┏━━

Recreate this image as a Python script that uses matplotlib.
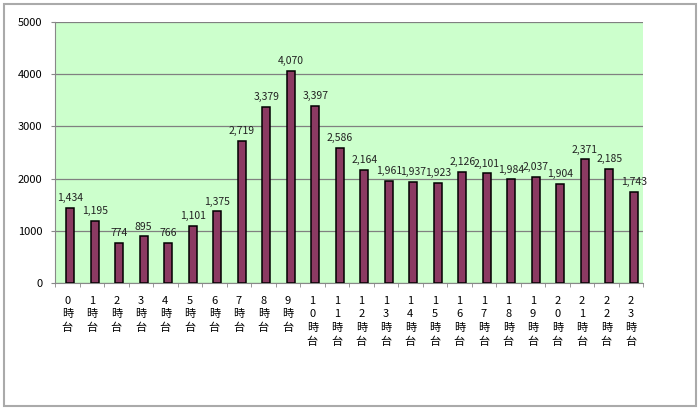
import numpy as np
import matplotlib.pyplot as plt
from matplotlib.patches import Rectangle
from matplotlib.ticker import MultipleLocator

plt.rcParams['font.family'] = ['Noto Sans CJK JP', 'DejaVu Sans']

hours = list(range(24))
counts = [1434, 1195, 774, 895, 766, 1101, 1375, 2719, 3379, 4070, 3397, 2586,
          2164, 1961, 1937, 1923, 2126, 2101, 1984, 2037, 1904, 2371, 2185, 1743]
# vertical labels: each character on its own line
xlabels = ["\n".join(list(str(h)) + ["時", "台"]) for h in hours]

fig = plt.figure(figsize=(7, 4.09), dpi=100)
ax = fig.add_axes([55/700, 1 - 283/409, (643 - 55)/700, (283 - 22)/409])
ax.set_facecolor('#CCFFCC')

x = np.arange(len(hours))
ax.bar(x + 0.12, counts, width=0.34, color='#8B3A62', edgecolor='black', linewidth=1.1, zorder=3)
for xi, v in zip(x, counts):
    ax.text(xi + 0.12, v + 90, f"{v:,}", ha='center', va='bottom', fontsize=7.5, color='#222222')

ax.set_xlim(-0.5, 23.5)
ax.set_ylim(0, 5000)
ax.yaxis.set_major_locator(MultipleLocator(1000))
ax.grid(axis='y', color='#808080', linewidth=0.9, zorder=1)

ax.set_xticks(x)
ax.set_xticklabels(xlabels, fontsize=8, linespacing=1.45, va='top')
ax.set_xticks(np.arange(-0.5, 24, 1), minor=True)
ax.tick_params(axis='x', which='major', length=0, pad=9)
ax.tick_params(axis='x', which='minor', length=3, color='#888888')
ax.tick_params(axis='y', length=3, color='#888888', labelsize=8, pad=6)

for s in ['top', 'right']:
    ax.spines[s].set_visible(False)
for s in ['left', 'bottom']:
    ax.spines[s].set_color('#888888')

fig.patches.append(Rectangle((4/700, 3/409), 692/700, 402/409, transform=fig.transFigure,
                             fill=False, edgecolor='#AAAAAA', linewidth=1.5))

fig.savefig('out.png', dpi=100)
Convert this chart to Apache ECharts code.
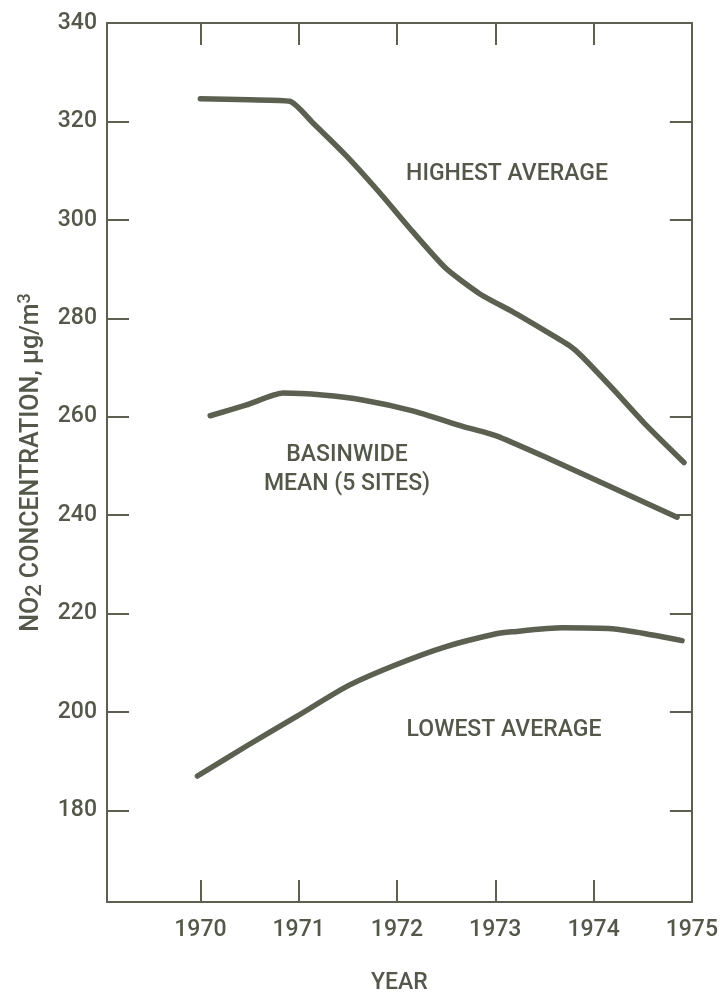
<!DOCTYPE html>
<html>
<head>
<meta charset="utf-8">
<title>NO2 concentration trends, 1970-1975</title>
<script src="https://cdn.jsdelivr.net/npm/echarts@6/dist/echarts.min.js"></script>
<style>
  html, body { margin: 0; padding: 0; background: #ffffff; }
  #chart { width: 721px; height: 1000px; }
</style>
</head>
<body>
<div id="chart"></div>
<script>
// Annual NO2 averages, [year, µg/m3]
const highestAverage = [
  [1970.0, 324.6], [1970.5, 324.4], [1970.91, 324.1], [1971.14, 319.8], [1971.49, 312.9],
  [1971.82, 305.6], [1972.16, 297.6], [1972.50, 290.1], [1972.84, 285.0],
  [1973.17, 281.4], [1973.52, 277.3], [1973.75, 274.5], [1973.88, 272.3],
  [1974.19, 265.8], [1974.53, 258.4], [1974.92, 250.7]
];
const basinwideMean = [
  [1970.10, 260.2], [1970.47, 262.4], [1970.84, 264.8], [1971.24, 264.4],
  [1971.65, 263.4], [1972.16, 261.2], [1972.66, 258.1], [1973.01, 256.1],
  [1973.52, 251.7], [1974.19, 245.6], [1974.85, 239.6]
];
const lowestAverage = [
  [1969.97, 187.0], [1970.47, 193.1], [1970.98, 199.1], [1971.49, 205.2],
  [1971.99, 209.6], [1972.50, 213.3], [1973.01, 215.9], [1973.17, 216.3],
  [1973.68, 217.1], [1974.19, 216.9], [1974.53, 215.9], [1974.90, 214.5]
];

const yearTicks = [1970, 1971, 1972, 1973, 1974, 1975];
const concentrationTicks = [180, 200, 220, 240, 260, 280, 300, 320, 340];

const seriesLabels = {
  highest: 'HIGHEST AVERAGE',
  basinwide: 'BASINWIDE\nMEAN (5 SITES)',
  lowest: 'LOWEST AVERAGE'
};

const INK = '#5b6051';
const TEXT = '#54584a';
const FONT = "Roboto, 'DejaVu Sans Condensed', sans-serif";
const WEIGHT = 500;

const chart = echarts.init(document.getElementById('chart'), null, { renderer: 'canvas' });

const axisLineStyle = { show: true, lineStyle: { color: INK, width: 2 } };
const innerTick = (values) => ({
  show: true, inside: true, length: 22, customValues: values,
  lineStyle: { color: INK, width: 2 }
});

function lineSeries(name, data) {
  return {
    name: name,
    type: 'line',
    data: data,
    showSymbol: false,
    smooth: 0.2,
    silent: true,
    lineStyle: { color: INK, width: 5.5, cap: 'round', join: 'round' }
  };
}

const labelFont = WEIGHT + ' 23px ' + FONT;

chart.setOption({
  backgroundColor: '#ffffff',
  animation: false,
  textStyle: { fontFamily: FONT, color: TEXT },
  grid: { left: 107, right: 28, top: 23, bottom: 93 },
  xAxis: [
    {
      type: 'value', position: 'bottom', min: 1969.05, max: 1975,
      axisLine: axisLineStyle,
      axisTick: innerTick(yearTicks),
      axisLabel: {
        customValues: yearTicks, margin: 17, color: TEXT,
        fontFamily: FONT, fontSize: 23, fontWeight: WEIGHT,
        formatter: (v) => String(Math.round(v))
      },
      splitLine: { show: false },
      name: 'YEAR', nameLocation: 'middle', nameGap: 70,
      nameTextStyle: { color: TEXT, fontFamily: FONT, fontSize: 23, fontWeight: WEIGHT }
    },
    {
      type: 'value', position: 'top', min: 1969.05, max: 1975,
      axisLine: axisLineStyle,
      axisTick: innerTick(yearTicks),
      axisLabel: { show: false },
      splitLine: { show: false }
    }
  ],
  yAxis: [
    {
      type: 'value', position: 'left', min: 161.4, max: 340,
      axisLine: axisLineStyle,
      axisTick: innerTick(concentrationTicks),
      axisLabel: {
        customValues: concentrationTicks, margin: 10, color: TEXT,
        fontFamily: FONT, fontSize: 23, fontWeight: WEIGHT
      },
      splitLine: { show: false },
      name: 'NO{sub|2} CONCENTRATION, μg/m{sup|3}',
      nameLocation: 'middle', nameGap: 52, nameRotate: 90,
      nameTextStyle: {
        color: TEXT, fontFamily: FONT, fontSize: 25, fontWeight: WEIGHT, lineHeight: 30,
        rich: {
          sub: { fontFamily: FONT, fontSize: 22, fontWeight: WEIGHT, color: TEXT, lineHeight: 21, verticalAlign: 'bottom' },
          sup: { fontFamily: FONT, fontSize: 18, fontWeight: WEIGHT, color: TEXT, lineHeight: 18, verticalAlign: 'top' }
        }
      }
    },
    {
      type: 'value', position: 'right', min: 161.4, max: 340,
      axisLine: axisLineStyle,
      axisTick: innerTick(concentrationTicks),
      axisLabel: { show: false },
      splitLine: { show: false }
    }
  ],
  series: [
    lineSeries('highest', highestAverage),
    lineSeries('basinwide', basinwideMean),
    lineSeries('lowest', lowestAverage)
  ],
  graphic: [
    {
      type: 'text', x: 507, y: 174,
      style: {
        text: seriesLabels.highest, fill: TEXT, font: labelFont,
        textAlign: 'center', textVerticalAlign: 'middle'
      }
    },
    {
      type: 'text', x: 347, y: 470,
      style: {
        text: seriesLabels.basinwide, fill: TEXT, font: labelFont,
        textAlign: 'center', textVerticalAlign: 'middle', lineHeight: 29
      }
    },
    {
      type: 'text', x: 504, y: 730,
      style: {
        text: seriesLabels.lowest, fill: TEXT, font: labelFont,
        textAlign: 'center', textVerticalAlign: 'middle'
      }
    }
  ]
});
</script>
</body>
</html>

┗━━

Task instructions: Give back exactly the lines from the top of the records to the line containing "fig.savefig('out.png', dpi=100)", both included, and no pictures.

Task output:
Recreate this image as a Python script that uses matplotlib.
import numpy as np
import matplotlib.pyplot as plt
from matplotlib.patches import Rectangle
from matplotlib.ticker import MultipleLocator

plt.rcParams['font.family'] = ['Noto Sans CJK JP', 'DejaVu Sans']

hours = list(range(24))
counts = [1434, 1195, 774, 895, 766, 1101, 1375, 2719, 3379, 4070, 3397, 2586,
          2164, 1961, 1937, 1923, 2126, 2101, 1984, 2037, 1904, 2371, 2185, 1743]
# vertical labels: each character on its own line
xlabels = ["\n".join(list(str(h)) + ["時", "台"]) for h in hours]

fig = plt.figure(figsize=(7, 4.09), dpi=100)
ax = fig.add_axes([55/700, 1 - 283/409, (643 - 55)/700, (283 - 22)/409])
ax.set_facecolor('#CCFFCC')

x = np.arange(len(hours))
ax.bar(x + 0.12, counts, width=0.34, color='#8B3A62', edgecolor='black', linewidth=1.1, zorder=3)
for xi, v in zip(x, counts):
    ax.text(xi + 0.12, v + 90, f"{v:,}", ha='center', va='bottom', fontsize=7.5, color='#222222')

ax.set_xlim(-0.5, 23.5)
ax.set_ylim(0, 5000)
ax.yaxis.set_major_locator(MultipleLocator(1000))
ax.grid(axis='y', color='#808080', linewidth=0.9, zorder=1)

ax.set_xticks(x)
ax.set_xticklabels(xlabels, fontsize=8, linespacing=1.45, va='top')
ax.set_xticks(np.arange(-0.5, 24, 1), minor=True)
ax.tick_params(axis='x', which='major', length=0, pad=9)
ax.tick_params(axis='x', which='minor', length=3, color='#888888')
ax.tick_params(axis='y', length=3, color='#888888', labelsize=8, pad=6)

for s in ['top', 'right']:
    ax.spines[s].set_visible(False)
for s in ['left', 'bottom']:
    ax.spines[s].set_color('#888888')

fig.patches.append(Rectangle((4/700, 3/409), 692/700, 402/409, transform=fig.transFigure,
                             fill=False, edgecolor='#AAAAAA', linewidth=1.5))

fig.savefig('out.png', dpi=100)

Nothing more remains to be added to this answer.